Archeology Professor Researches Burial Practices of Man’s Best Friend

Professor Shares Native Americans’ Relationship to Dogs

Jun. 15, 2011 By Jenna Bartlo

Professor of Archeology, Paul Langenwalter, has been researching ancient burial practices and the companion like relationship Native Americans had with their pet dogs — maybe an early start to the phrase man’s best friend. Presenting a paper earlier this year titled, “Dog Burial and Related Ceremonial Activity among the

Miwok and Yokuts of the Sierra Nevada in California,” to the Society for American Archaeology, his research became more widely known after the Sacramento Bee ran the article,  “Indians, Dogs Companions in Life and Death Centuries Ago.”

Langenwalter took a few minutes to answer some questions regarding his research and give an update on Biola’s own archeology dig of the wooly mammoth located adjacent to Biola’s baseball field.

Tell me a little about your research and what you presented at the Society for American Archaeology.

Langenwalter: I study the human animal interactions and relationships to human beings using archaeology information. I’m using food remains and broken pieces of bone and getting information from a biological stand point. I’m doing it to develop human behaviors. I’m looking at what the rules for selection were, what animals were being used for food, and more. Part of that domain are things like pets and ritual and ceremonial use of animals. The paper I gave for the society dovetailed together a bunch of research that I have been doing for a while that I am currently synthesizing into journal articles. My specialty is archaezoology.

How did you originally become interested in archaeology?

Langenwalter: The fact of the matter is when I was in high school, the guys that I went to school with liked to go fossil hunting on the weekends or ditch class to go during the week. I got into it with them and I decided I wanted to be a paleontologist. There were no paleontology majors available to me in school. However, I also had an interest in anthropology. I went to Cal State Long Beach and majored in anthropology and my advisor was an archaeologist. He ultimately became my father-in-law. One day after I had been in school for a while, I mentioned that I was working full time at the Los Angeles county Museum of Natural History in the section of vertebrate. Basically, I’d identify animal bone 40 hours a week, which was rare for someone to have that experience. He immediately offered me a job.

What are some of the interesting aspects in your research regarding the relationship between humans and dogs?

Langenwalter: In the sierra foothills, the roles that the animals played were pets. They were property and traded sometimes. They were used as hunting animals, running down rabbits, squirrels, and used as guard animals. The dogs would bark, and let people know when strangers were coming into the settlement.

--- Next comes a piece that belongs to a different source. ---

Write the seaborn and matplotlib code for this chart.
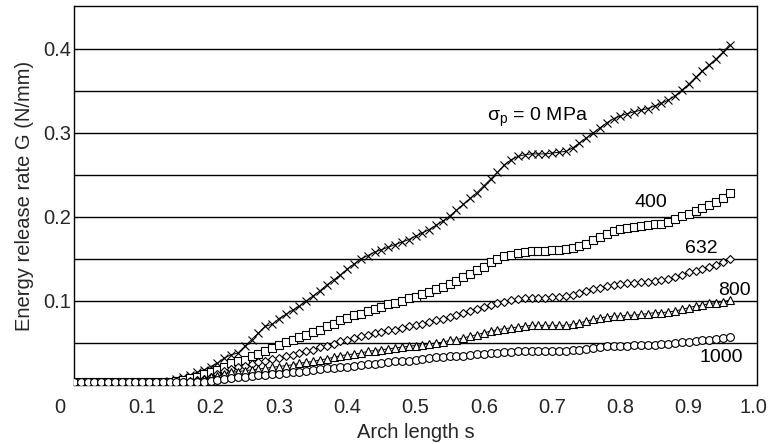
import numpy as np
import pandas as pd
import matplotlib
matplotlib.use("Agg")
import matplotlib.pyplot as plt
import matplotlib.transforms as mtransforms
import seaborn as sns

# ---------------- data ----------------
s_values = [round(0.01 * i, 2) for i in range(97)]  # arch length 0.00 .. 0.96

g_0 = [0.003] * 13 + [
    0.004, 0.005, 0.007, 0.009, 0.012, 0.015, 0.018, 0.022, 0.026, 0.032,
    0.036, 0.038, 0.046, 0.054, 0.062, 0.070, 0.072, 0.079, 0.084, 0.089,
    0.094, 0.100, 0.106, 0.112, 0.119, 0.125, 0.131, 0.138, 0.144, 0.150,
    0.154, 0.158, 0.161, 0.164, 0.167, 0.170, 0.173, 0.177, 0.181, 0.185,
    0.190, 0.195, 0.201, 0.208, 0.215, 0.222, 0.229, 0.237, 0.245, 0.253,
    0.262, 0.268, 0.272, 0.274, 0.275, 0.275, 0.275, 0.276, 0.277, 0.278,
    0.282, 0.288, 0.294, 0.300, 0.306, 0.312, 0.317, 0.320, 0.323, 0.325,
    0.327, 0.329, 0.332, 0.335, 0.339, 0.344, 0.351, 0.358, 0.366, 0.374,
    0.381, 0.388, 0.396, 0.405]

g_400 = [0.003] * 14 + [
    0.004, 0.005, 0.006, 0.008, 0.010, 0.013, 0.016, 0.018, 0.022, 0.026,
    0.028, 0.030, 0.034, 0.037, 0.040, 0.044, 0.048, 0.051, 0.054, 0.057,
    0.060, 0.063, 0.066, 0.070, 0.073, 0.077, 0.080, 0.083, 0.085, 0.088,
    0.091, 0.093, 0.096, 0.098, 0.100, 0.103, 0.105, 0.108, 0.111, 0.114,
    0.117, 0.120, 0.124, 0.128, 0.132, 0.137, 0.141, 0.146, 0.150, 0.153,
    0.155, 0.157, 0.158, 0.159, 0.160, 0.160, 0.161, 0.161, 0.162, 0.163,
    0.165, 0.168, 0.172, 0.176, 0.180, 0.183, 0.186, 0.187, 0.188, 0.189,
    0.190, 0.191, 0.192, 0.194, 0.197, 0.201, 0.204, 0.207, 0.211, 0.214,
    0.218, 0.223, 0.228]

g_632 = [0.003] * 15 + [
    0.004, 0.004, 0.005, 0.006, 0.007, 0.010, 0.013, 0.017, 0.019, 0.021,
    0.023, 0.025, 0.027, 0.029, 0.031, 0.032, 0.034, 0.036, 0.038, 0.040,
    0.042, 0.045, 0.047, 0.049, 0.052, 0.054, 0.056, 0.058, 0.060, 0.062,
    0.063, 0.065, 0.066, 0.068, 0.070, 0.071, 0.073, 0.075, 0.077, 0.079,
    0.081, 0.083, 0.086, 0.088, 0.091, 0.093, 0.095, 0.097, 0.099, 0.101,
    0.102, 0.103, 0.104, 0.104, 0.104, 0.105, 0.105, 0.106, 0.107, 0.109,
    0.112, 0.114, 0.116, 0.118, 0.119, 0.120, 0.121, 0.121, 0.122, 0.123,
    0.124, 0.125, 0.126, 0.128, 0.131, 0.134, 0.136, 0.138, 0.141, 0.143,
    0.146, 0.150]

g_800 = [0.003] * 16 + [
    0.004, 0.004, 0.005, 0.007, 0.009, 0.011, 0.013, 0.015, 0.016,
    0.017, 0.018, 0.019, 0.020, 0.021, 0.022, 0.023, 0.024, 0.026, 0.027,
    0.028, 0.030, 0.031, 0.033, 0.035, 0.036, 0.037, 0.038, 0.040, 0.041,
    0.042, 0.043, 0.044, 0.045, 0.046, 0.047, 0.048, 0.049, 0.050, 0.051,
    0.053, 0.054, 0.056, 0.058, 0.060, 0.062, 0.064, 0.066, 0.067, 0.068,
    0.069, 0.070, 0.071, 0.071, 0.071, 0.071, 0.071, 0.071, 0.072, 0.074,
    0.076, 0.078, 0.080, 0.081, 0.082, 0.082, 0.083, 0.083, 0.084, 0.085,
    0.086, 0.086, 0.087, 0.088, 0.090, 0.092, 0.094, 0.095, 0.097, 0.098,
    0.099, 0.101]

g_1000 = [0.003] * 18 + [
    0.004, 0.004, 0.005, 0.006, 0.007, 0.008, 0.009, 0.010, 0.011,
    0.012, 0.012, 0.013, 0.013, 0.014, 0.015, 0.016, 0.017, 0.018, 0.019,
    0.020, 0.020, 0.021, 0.022, 0.023, 0.024, 0.025, 0.025, 0.026, 0.027,
    0.028, 0.029, 0.029, 0.030, 0.031, 0.032, 0.033, 0.033, 0.034, 0.035,
    0.035, 0.036, 0.037, 0.037, 0.038, 0.038, 0.039, 0.039, 0.040, 0.040,
    0.040, 0.040, 0.041, 0.041, 0.041, 0.041, 0.042, 0.042, 0.043, 0.044,
    0.045, 0.046, 0.047, 0.047, 0.047, 0.048, 0.048, 0.048, 0.048, 0.049,
    0.049, 0.050, 0.051, 0.051, 0.052, 0.053, 0.054, 0.055, 0.056, 0.057]

series_names = ["0", "400", "632", "800", "1000"]
series_values = [g_0, g_400, g_632, g_800, g_1000]

x_tick_values = [0, 0.1, 0.2, 0.3, 0.4, 0.5, 0.6, 0.7, 0.8, 0.9, 1.0]
x_tick_labels = ["0", "0.1", "0.2", "0.3", "0.4", "0.5", "0.6", "0.7", "0.8", "0.9", "1.0"]
y_tick_values = [0.1, 0.2, 0.3, 0.4]
y_tick_labels = ["0.1", "0.2", "0.3", "0.4"]
y_grid_values = [0.05, 0.10, 0.15, 0.20, 0.25, 0.30, 0.35, 0.40]

annotations = [
    (0.605, 0.319, "σ$_\\mathrm{p}$ = 0 MPa", "left"),
    (0.845, 0.217, "400", "center"),
    (0.919, 0.163, "632", "center"),
    (0.967, 0.113, "800", "center"),
    (0.948, 0.033, "1000", "center"),
]

# ---------------- styling ----------------
sns.set_theme(style="white")
plt.rcParams["font.family"] = ["Liberation Sans", "DejaVu Sans"]
plt.rcParams["mathtext.fontset"] = "custom"
plt.rcParams["mathtext.rm"] = "Liberation Sans"
plt.rcParams["mathtext.it"] = "Liberation Sans:italic"

marker_styles = {"0": "x", "400": "s", "632": "D", "800": "^", "1000": "o"}
marker_sizes = {"0": 5.5, "400": 5.6, "632": 4.2, "800": 5.4, "1000": 5.6}

fig = plt.figure(figsize=(7.69, 4.44), dpi=100)
ax = fig.add_axes([74 / 769, 59 / 444, 683 / 769, 379 / 444])

for yv in y_grid_values:
    ax.axhline(yv, color="black", lw=1.0, zorder=1)

df = pd.DataFrame({
    "s": np.tile(s_values, len(series_names)),
    "G": np.concatenate(series_values),
    "series": np.repeat(series_names, len(s_values)),
})

for name in series_names:
    sub = df[df["series"] == name]
    sns.lineplot(data=sub, x="s", y="G", ax=ax, color="black", lw=0.7,
                 marker=marker_styles[name], markersize=marker_sizes[name],
                 markerfacecolor="white" if name != "0" else "black",
                 markeredgecolor="black", markeredgewidth=0.8,
                 zorder=3, legend=False, estimator=None, sort=False)

ax.set_xlim(0, 1.0)
ax.set_ylim(0, 0.451)

ax.set_xticks(x_tick_values)
ax.set_xticklabels(x_tick_labels, fontsize=14.5)
ax.set_yticks(y_tick_values)
ax.set_yticklabels(y_tick_labels, fontsize=14.5)
ax.set_yticks(y_grid_values, minor=True)
ax.tick_params(axis="x", which="both", length=0, pad=9)
ax.tick_params(axis="y", which="major", length=0, pad=2)
ax.tick_params(axis="y", which="minor", length=5, width=1, color="black", direction="out")

# shift the origin label left and the end label slightly in, as in the reference
xlabels = ax.get_xticklabels()
xlabels[0].set_transform(xlabels[0].get_transform() +
                         mtransforms.ScaledTranslation(-14 / 100, 0, fig.dpi_scale_trans))
xlabels[-1].set_transform(xlabels[-1].get_transform() +
                          mtransforms.ScaledTranslation(-4 / 100, 0, fig.dpi_scale_trans))

for sp in ax.spines.values():
    sp.set_color("black")
    sp.set_linewidth(1.0)
    sp.set_visible(True)

ax.set_xlabel("Arch length s", fontsize=14.5, labelpad=5)
ax.set_ylabel("Energy release rate G (N/mm)", fontsize=14.5, labelpad=7)

for x, y, txt, ha in annotations:
    ax.text(x, y, txt, ha=ha, va="center", fontsize=14, color="black", zorder=4)

fig.savefig("out.png", dpi=100, facecolor="white")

However, they were also used as food, sometimes as a special dish and sometimes also killed and eaten as a food source as a large group ceremonial activity. Amongst the Miwok and Yokuts  at the annual mourning ceremonies, the given village would host the surrounding village. In both cases, there would be a mock attack at the beginning of the mourning period. You would have visitors run through the village and if they saw a dog they would shoot it with a bow and arrow and they would find the owner of the dog and pay for it as their food while they were there and that freed up time to do group mourning activities.

They buried their pets. They felt their dogs were special enough to treat them like their family totem. Often they named them after their totemic animal alluding to the spiritual tie between totemic spirit of lineage and the pet. They saw them as valuable property. One man said his dog was worth life itself and he would give it his last piece of meat. It’s fair to assume that the owners were everywhere between blasé and very closely connected like in our own society to their pets.

What is the current status of the wooly mammoth dig?

Langenwalter: We are continuing to dig. We removed the right tusk over interterm [winter break], it’s in a plaster jacket in storage and we will start prepping it maybe this fall. The excavation is moving along slowly. Our main focus is getting the residues from the screen-washing site sorted.

For further excavation in the Fall semester, I’m going to be focusing on several units, one is coming down on a large limb bone which should be part of the hind legs, and another coming done on limb bone from one of the forelegs. We’re hoping we will get close to the left hand side tusk. In the mean time, I’m looking forward to getting the sorting done.